Customer effort score (CES) has grown in usage and popularity in market research over the past few years. It stems from years of big data analytics and analysis which detailed customer frustration points as being the largest drivers in switching to competitors. In today's digital world, customers are interacting with your brand and product around the clock through apps, websites, 24-7 customer service, and e-commerce. The days of 9:00 PM to 5:00 PM traditional business hours are no longer a true depiction of the full customer experience.
What is CES?
Customer effort score (CES) is a metric that typically uses a simple likert 1 to 5 scale. It asks, using a scale where "5" indicates very easy and "1" indicates very difficult, how easy was it to submit a bill payment using our app? Another question option would be to inquire on submitting an order on the e-commerce website or logging into a user profile on a website. I've seen different ranges of CES scales including 7-point and 10-point scales but the extremes remain the same, very difficult to very easy.
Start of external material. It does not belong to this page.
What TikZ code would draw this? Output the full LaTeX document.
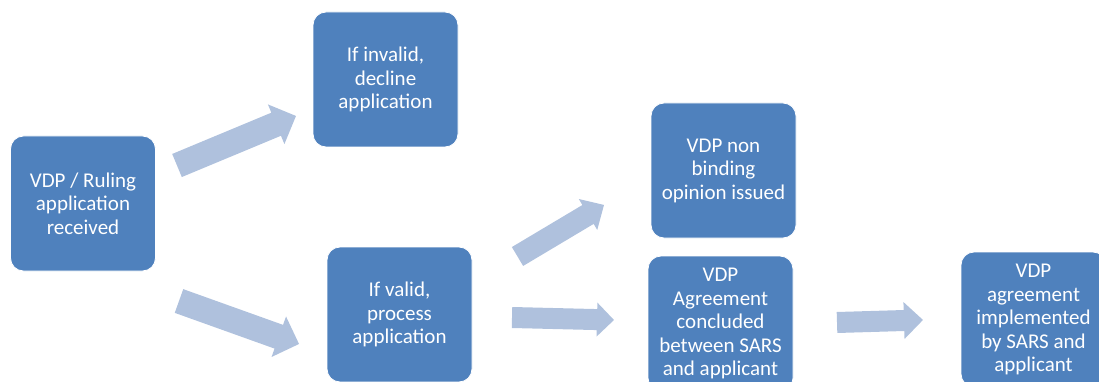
\documentclass[tikz,border=0pt]{standalone}
\usepackage{fontspec}
\setmainfont{Carlito}
\definecolor{boxblue}{HTML}{4F81BD}
\definecolor{arrowblue}{HTML}{AFC1DD}
\tikzset{
  stage/.style={rectangle, rounded corners=13pt, fill=boxblue, draw=white, line width=0.8pt,
    minimum width=145pt, minimum height=135pt, inner sep=0pt, align=center, text=white,
    font=\fontsize{21}{23.5}\selectfont},
  blockarrow/.style={fill=arrowblue}
}
% tail x, tail y, angle, length, shaft half-width, head half-width, head length
\newcommand\barrow[7]{%
  \fill[blockarrow, shift={(#1,#2)}, rotate=#3]
    (0,-#5) -- (#4-#7,-#5) -- (#4-#7,-#6) -- (#4,0) -- (#4-#7,#6) -- (#4-#7,#5) -- (0,#5) -- cycle;}
\begin{document}
\begin{tikzpicture}[x=1pt,y=1pt]
\useasboundingbox (0,0) rectangle (1099,-382);
\clip (0,0) rectangle (1099,-382);
\node[stage] (recv) at (83,-203.5) {VDP / Ruling\\application\\received};
\node[stage] (invalid) at (385.5,-79.5) {If invalid,\\decline\\application};
\node[stage] (valid) at (399.5,-314.5) {If valid,\\process\\application};
\node[stage] (opinion) at (723.5,-170.5) {VDP non\\binding\\opinion issued};
\node[stage] (agree) at (720.5,-323.5) {VDP\\Agreement\\concluded\\between SARS\\and applicant};
\node[stage] (impl) at (1033.5,-319.5) {VDP\\agreement\\implemented\\by SARS and\\applicant};
\barrow{177}{-165.5}{22.6}{128.9}{12.5}{21.5}{21.5}
\barrow{179}{-301}{-19.7}{127.5}{12.6}{21.5}{21.5}
\barrow{517.5}{-256.5}{30.8}{100.7}{11}{18}{18.6}
\barrow{512}{-317.5}{-1.4}{102}{10.5}{17}{17}
\barrow{837}{-322.5}{1.7}{86}{10.5}{18.5}{19}
\end{tikzpicture}
\end{document}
Other variations of CES use level of agreement (strongly agree to strongly disagree) for the scaling.
Should I include an open-ended question after I ask CES?
Yes. It is always important to include an open-ended question after you collect the CES rating to find out the details. If you review results and the average rating for your website login process is 1.5 out of 5.0, you will quickly learn this is a pain point for your customers. However, without any open-ended comments or context, you may not understand what is driving that frustration. Without the open-ended question you may decide to overhaul the login system completely adding significant time and budget to the project. Wherein reality, customers were frustrated only with the finger print login on the banking app. Without the follow-up question you know you have a problem, but you don't know what the problem is.
What does CES teach you?
CES teaches you how easy or difficult simple tasks are for your customers. Considering usage of apps or websites for a company might be rather frequent, repeated frustrations with a particular section of the website or app could have lasting impacts. Analytics teaches us that if a customer expects a task to be easy yet the company makes it difficult time and time again, the customer is highly likely to switch to a competitor.
What industries should use CES?
Any industry that has a heavy involvement in online customer experiences. This could include banking (apps, bill pay, online banking) or retail (e-commerce, carts, shopping.) In these examples, customers are consistently interacting with your products online and around the clock. Without using data you may be unaware of experiences they are having online. Collecting CES metrics through surveys will help you keep the pulse of these interactions. Not to say CES is not a fit in other industries, but much of the usage of CES involves online experiences.